GOAL ▸
Each line from the start of the records below through the line that contains "const yMin = 0, yMax = 20, yStep = 2;" should be printed exactly. Pictures are omitted.

++++ DATA TO PROCESS

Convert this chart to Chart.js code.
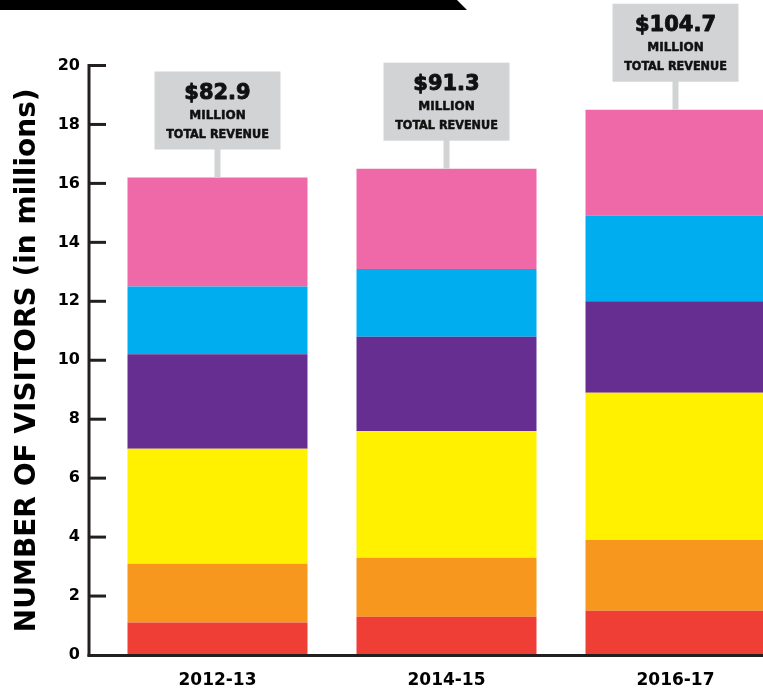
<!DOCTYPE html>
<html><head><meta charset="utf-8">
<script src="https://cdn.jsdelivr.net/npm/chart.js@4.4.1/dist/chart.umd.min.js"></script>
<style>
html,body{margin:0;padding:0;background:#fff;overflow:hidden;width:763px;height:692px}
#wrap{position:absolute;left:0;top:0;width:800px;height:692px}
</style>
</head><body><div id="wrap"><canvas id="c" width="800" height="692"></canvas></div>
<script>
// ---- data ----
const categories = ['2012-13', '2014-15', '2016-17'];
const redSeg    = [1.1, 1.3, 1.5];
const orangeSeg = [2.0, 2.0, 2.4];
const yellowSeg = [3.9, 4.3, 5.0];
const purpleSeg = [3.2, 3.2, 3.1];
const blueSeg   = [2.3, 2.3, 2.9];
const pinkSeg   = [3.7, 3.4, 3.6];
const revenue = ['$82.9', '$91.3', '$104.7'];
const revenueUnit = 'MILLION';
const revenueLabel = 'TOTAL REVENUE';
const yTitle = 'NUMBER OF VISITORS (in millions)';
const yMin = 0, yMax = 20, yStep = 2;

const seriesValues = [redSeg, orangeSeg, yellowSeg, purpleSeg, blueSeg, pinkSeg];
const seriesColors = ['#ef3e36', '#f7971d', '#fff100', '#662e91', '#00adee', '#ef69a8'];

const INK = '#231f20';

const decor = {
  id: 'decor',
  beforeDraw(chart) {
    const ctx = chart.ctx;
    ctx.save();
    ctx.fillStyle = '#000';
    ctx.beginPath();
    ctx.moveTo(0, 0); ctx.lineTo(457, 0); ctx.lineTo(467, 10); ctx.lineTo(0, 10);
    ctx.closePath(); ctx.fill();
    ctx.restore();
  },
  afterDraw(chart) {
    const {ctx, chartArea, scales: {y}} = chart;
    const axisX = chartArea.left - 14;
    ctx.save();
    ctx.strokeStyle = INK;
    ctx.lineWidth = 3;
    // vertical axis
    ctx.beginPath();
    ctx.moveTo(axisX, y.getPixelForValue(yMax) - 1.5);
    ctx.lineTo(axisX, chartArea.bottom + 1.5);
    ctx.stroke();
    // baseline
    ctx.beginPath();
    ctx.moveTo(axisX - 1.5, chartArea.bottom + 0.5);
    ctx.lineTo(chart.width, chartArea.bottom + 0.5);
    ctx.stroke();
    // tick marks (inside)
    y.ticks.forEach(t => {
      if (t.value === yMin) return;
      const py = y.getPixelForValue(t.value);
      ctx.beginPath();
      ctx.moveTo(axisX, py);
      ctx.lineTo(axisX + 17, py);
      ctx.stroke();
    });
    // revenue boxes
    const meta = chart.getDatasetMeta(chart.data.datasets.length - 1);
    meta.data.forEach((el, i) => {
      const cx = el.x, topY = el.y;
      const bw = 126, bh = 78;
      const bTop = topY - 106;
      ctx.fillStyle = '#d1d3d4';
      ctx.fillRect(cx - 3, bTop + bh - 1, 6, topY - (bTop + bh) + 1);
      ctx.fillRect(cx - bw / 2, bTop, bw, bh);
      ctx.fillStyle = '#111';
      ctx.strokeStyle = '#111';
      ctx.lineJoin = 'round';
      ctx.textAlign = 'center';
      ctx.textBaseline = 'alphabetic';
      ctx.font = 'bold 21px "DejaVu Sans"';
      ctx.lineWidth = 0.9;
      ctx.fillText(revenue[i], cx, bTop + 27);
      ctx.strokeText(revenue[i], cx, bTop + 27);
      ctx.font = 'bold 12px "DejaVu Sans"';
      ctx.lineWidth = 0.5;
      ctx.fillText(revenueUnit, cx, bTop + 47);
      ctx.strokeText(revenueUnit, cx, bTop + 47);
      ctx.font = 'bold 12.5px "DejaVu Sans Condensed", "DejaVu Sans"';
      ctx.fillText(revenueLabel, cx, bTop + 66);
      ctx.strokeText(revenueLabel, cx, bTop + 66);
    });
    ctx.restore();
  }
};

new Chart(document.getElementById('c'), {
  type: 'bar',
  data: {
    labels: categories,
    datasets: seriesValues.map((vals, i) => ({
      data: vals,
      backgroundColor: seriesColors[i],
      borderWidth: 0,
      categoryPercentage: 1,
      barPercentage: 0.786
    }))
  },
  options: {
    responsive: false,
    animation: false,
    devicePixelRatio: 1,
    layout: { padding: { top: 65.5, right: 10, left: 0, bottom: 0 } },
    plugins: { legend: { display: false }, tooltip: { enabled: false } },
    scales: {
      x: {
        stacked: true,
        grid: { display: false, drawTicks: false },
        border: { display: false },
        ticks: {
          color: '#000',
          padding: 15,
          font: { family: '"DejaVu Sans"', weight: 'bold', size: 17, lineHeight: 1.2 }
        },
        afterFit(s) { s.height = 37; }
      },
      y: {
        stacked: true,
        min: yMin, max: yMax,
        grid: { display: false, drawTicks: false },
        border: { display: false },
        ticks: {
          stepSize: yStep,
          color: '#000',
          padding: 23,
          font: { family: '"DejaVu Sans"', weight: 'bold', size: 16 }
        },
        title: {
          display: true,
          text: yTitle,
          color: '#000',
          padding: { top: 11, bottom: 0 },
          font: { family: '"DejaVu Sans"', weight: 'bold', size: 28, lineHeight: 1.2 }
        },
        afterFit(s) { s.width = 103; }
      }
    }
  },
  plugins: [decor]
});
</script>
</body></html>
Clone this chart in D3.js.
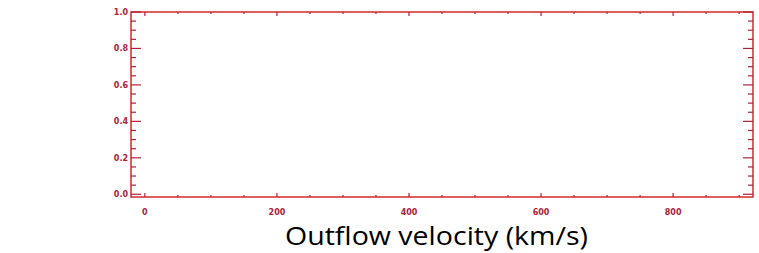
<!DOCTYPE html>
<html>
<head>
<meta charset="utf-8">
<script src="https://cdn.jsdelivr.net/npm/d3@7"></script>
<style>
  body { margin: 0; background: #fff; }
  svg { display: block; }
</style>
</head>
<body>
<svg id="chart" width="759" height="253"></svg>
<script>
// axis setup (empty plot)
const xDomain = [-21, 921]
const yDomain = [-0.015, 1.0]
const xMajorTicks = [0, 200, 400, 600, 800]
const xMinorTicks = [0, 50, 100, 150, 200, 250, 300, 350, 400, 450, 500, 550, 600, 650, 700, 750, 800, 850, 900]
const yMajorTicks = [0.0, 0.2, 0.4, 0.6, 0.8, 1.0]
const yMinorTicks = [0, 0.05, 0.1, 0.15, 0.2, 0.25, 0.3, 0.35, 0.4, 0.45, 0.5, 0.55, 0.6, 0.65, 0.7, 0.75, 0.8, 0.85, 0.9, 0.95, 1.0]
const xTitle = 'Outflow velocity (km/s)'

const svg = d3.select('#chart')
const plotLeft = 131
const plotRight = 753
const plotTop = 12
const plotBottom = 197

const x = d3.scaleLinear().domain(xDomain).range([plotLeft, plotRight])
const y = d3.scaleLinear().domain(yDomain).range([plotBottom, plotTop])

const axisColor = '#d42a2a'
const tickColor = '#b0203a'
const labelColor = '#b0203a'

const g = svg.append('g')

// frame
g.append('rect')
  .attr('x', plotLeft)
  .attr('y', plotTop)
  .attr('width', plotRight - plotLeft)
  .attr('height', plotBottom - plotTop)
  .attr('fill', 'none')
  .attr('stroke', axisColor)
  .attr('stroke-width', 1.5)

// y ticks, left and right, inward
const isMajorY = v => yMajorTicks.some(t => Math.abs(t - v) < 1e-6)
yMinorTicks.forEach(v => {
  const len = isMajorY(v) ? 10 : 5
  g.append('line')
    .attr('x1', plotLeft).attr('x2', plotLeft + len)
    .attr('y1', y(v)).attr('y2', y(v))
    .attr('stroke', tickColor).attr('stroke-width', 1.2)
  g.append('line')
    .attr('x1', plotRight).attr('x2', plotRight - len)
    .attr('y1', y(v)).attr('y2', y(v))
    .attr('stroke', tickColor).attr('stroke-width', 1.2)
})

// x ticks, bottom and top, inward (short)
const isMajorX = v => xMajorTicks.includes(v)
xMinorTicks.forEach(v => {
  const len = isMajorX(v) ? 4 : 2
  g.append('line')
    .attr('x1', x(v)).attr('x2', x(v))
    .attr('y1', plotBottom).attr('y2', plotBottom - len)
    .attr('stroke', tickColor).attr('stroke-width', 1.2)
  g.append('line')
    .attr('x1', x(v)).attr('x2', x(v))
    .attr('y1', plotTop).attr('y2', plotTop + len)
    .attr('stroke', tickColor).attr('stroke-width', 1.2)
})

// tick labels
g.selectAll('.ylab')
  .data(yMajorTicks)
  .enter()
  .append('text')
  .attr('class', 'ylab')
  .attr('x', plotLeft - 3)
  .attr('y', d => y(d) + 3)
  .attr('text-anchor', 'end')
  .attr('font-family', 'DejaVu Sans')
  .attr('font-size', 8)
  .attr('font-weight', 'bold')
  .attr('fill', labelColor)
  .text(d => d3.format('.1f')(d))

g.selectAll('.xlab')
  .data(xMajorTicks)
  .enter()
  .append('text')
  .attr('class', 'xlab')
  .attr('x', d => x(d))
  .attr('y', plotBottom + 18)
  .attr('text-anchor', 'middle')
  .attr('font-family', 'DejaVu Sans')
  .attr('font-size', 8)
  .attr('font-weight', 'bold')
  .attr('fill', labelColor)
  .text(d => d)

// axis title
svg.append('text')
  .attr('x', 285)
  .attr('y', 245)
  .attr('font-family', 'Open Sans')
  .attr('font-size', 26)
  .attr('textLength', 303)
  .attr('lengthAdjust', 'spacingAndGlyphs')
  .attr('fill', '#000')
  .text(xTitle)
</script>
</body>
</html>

++++++++

THE RESPONSE ▸
Convert this chart to Chart.js code.
<!DOCTYPE html>
<html><head><meta charset="utf-8">
<script src="https://cdn.jsdelivr.net/npm/chart.js@4.4.1/dist/chart.umd.min.js"></script>
<style>
html,body{margin:0;padding:0;background:#fff;overflow:hidden;width:763px;height:692px}
#wrap{position:absolute;left:0;top:0;width:800px;height:692px}
</style>
</head><body><div id="wrap"><canvas id="c" width="800" height="692"></canvas></div>
<script>
// ---- data ----
const categories = ['2012-13', '2014-15', '2016-17'];
const redSeg    = [1.1, 1.3, 1.5];
const orangeSeg = [2.0, 2.0, 2.4];
const yellowSeg = [3.9, 4.3, 5.0];
const purpleSeg = [3.2, 3.2, 3.1];
const blueSeg   = [2.3, 2.3, 2.9];
const pinkSeg   = [3.7, 3.4, 3.6];
const revenue = ['$82.9', '$91.3', '$104.7'];
const revenueUnit = 'MILLION';
const revenueLabel = 'TOTAL REVENUE';
const yTitle = 'NUMBER OF VISITORS (in millions)';
const yMin = 0, yMax = 20, yStep = 2;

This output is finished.